By using scientific models and artificial intelligence, a new PhD project will open the furnaces at the Danish iron foundry, TASSO. What exactly happens when molten iron is cast has always been a mystery to the foundry industry, and the answer to this mystery may very well pave the way for the digital transformation of the entire industry. Since 2020, PhD student at the Technical University of Denmark, Ashish Chawla, has been connected to the Danish iron foundry, TASSO. Here, he is well underway writing his final PhD thesis, which will use advanced mathematical models and artificial intelligence to form the basis for digitising TASSO’s cast iron production. The thesis is divided into three stages, of which the first stage has just been completed and the results published in a renowned academic journal on casting engineering. Through the development of an advanced science-based model, the first stage attempts to simulate what happens when the molten iron in TASSO’s furnaces is cast into continuous cast iron. By looking into this process, it is possible to locate the optimal places to place sensors that will support the following digitisation of the cast iron production.
“What exactly happens when the molten iron is led out of the furnaces and into the mould has until now been a great mystery to the entire foundry industry, you could almost call it a kind of black box.
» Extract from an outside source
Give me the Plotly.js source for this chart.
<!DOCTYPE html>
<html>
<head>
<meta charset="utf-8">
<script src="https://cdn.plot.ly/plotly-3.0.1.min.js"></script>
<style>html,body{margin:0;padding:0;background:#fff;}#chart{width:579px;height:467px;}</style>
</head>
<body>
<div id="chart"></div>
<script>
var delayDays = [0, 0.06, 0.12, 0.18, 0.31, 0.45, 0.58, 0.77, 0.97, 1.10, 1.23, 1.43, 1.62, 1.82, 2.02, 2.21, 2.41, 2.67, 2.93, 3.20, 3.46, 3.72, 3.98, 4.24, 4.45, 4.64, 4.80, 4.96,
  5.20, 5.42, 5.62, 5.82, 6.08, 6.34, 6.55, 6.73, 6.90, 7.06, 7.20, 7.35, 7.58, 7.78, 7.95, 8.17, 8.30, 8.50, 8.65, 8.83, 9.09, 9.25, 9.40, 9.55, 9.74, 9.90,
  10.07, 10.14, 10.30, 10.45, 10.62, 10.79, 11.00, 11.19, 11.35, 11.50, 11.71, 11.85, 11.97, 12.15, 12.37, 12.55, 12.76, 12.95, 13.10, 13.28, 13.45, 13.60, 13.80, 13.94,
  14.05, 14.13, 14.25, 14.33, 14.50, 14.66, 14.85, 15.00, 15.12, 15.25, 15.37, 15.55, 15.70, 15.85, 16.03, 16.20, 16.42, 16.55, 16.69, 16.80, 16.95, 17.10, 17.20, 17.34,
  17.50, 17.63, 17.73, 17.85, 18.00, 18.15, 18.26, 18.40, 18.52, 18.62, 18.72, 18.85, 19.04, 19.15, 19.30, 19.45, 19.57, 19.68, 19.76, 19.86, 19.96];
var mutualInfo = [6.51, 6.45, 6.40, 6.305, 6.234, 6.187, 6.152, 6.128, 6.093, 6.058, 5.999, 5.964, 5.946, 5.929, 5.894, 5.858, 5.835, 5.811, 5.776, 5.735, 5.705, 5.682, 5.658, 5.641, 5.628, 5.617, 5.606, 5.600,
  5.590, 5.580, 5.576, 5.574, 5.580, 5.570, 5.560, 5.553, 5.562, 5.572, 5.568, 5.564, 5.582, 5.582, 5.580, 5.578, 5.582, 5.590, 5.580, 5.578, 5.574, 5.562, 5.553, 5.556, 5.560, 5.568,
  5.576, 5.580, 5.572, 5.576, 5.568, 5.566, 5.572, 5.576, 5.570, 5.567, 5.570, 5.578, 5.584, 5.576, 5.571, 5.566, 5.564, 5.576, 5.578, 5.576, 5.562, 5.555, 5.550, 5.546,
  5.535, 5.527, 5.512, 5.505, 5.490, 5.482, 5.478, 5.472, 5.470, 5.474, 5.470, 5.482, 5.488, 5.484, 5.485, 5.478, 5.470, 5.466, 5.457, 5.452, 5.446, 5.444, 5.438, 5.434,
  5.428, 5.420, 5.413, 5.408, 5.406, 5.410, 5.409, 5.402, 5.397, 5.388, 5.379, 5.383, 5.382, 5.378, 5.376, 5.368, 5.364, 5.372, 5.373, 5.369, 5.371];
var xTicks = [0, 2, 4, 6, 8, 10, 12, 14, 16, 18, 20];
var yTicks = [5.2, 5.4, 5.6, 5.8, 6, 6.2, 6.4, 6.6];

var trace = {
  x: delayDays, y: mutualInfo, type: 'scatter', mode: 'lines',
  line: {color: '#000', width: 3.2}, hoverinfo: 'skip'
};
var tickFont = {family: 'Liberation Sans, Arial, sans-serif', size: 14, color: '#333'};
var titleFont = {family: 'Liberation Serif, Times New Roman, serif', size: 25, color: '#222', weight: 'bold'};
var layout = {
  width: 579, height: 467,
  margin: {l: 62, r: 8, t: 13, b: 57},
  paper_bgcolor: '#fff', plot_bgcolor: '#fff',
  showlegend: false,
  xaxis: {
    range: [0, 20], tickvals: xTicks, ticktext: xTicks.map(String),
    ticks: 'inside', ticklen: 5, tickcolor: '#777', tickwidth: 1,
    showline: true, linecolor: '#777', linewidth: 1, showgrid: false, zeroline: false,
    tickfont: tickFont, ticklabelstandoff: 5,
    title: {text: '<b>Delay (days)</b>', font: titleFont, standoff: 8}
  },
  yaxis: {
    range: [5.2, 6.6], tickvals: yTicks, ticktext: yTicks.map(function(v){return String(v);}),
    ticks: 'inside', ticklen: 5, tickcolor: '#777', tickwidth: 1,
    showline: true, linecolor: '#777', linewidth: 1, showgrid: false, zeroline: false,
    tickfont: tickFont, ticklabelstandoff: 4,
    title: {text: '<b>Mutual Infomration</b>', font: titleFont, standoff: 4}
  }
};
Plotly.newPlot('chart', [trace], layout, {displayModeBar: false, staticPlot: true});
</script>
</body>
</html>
This has made it extremely difficult to digitise and thus automate the cast iron production,” says Ashish Chawla, who explains that the next stages of his thesis are exploring how to digitise this process.
“Scientific- and physics-based models that simulate the casting process will be integrated with state-of-the-art data analytics and AI models to achieve better control of the manufacturing process. This technology will form the basis for digitisation to optimise production processes in the form of streamlining workflows, robust production and reducing energy consumption, so there is also a sustainable aspect involved.”
CEO at TASSO, Kristian B Pedersen, is “very enthusiastic” about the project and sees great potential in digitising cast iron production – both for TASSO itself, but also for the foundry industry as a whole. “As the thesis is not finished yet, we do not know the results yet, but so far it looks promising. From TASSO’s point of view, we have a goal of being able to produce an average of 420 tons of continuously cast iron per week, and a potential digitisation of our production may help us achieve this goal,” he explains. TASSO’s electricity consumption reached 15MWh last year, while the company emitted around 3,000 tons of CO2 within scope 1 and 2. The iron foundry has a strong focus on sustainability and Pedersen therefore hopes that increased digitisation in the long term can help reduce energy consumption and thus the company’s climate footprint. “The casting production requires that the iron is heated up to around 1,400 degrees, and this obviously absorbs a large amount of energy. Therefore, even the smallest optimisations of the casting processes can lead to relatively large reductions in our climate footprint, and that makes digitisation even more interesting for an iron foundry like us and the foundry industry in general,” he concludes.
TASSO A/S was founded in 1856 and is Denmark’s oldest iron foundry. From its production facilities in the heart of Odense, the foundry specialises in the manufacture of cast iron rods – from casting to heat treatment and machining.